Tumblr is a quick way to set up a blog, particularly an image-based blog (one that is mostly photo posts).
Ted Nelson's vision of hypertext (Xanadu) included the concept of transclusion - everything would be linked back to an original source, with a full citation trail, rather than copy & pasted. Transclusion turns out to be hard to do for complex things, so we basically didn't do it. Even a block quote is just copy & pasted text, with the onus on the author of the HTML page to embed the correct links back to the source.
Tumblr gets you to transclusion quickly without knowing you are doing it. In some ways this is an extension of the retweet and modified tweet (RT and MT) that we see in Twitter - trails of pointers back to the original source. As with the new style Twitter, the metadata is created automatically when you click (Retweet for Twitter, Reblog for Tumblr).
Tumblr does a much better job of explicitly surfacing this metadata however, leading to popular photos that have incredibly long chains back to the source, showing the originator (at the very bottom), and crediting the secondary sources that it was picked up from.
So you start out with e.g.
* scilib posted this
and then it builds
* Bob reblogged this from scilib
* Sue reblogged this from Bob
* Alice liked this
all in one long unbroken chain (assuming everyone is using the Reblog or Favorite button)
Tumblr as a whole (all *.tumblr.com sites or custom-domain sites backended by Tumblr) surpassed 250 million page views per day (reported on May 17, 2011).
It's easy to use with a particular emphasis on sharing, which tends to reach better the majority of people who like to share but don't necessarily create many images themselves. Its focus on easy sharing (and good viewing experience e.g. on the iPad) make it a much more powerful sharing platform than Flickr.
Flickr is really focused on helping you maintain and tag your own gallery of photos, but pretty poor at helping you to share them or discover others (within the site). Flickr does now let you easily link images to a Tumblr blog though.

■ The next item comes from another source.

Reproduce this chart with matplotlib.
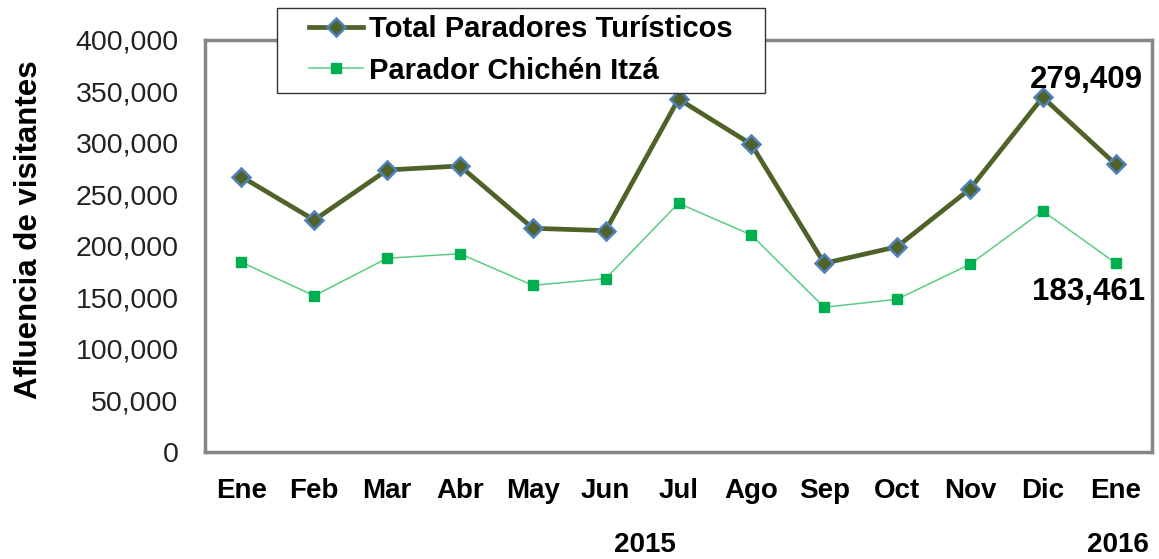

These various characteristics (along with many other features I haven't covered) have led to Tumblr being adopted by some government organisations. You can find some here
http://www.tumblr.com/spotlight/politics
mixed in with other political opinion tumblrs. A few key ones are:
- http://blog.usa.gov/
- http://statedept.tumblr.com/ (official US State Department presence)
- http://todaysdocument.tumblr.com/ (from the US National Archives)
I think experimenting in this space is entirely appropriate - the nature of the web continues to evolve. The current engagement levels with content appear to be low though (you can see the number of "notes", which combines reblogs and faves, on each posting).
To better understand some of the context around using Tumblr in the government, read Measured Voice's post Why We Recommended Tumblr for the New USA.gov Blog. Their core point was "an interface that encourages sharing and interaction".
In general reblog & like tend to be the main methods of engagement, as they are built-in. Beyond that Tumblr has very minimal communications features, with an asked-answered single question system. There is no commenting by default - you can add a comment when you reblog something, but there is no discussion thread attached to a post, although one can be added, as blog.usa.gov does.
When everything is working well, you see both traditional network behavior, in which a posting may stumble along with a few hits until it gets reblogged by a supernode, followed by a flood of likes and reblogs, as well as global attention behavior, where the reblogs and likes sweep around the globe from east to west as parts of the world awake and fall asleep.
In case you're wondering how the discovery takes place, the Tumblr dashboard is sort of like a tweetstream - it shows postings from people you follow, updated continuously. Your Tumblr dashboard becomes a bit like an RSS reader for the Tumblogs you follow, except with much more emphasis on the streaming nature, rather than trying to make sure you don't miss a single post.
I'm doing simple experiment just to see whether using Tumblr helps photos circulate more widely, by starting to post my Flickr Creative Commons licensed images to http://rakerman.tumblr.com/
As you can imagine, there are lots of potential issues with copyrighted images being endlessly reproduced, although at least as long as the original source is the creator (which is not always the case) there is an advantage in that the endless reproductions are tracked in detail.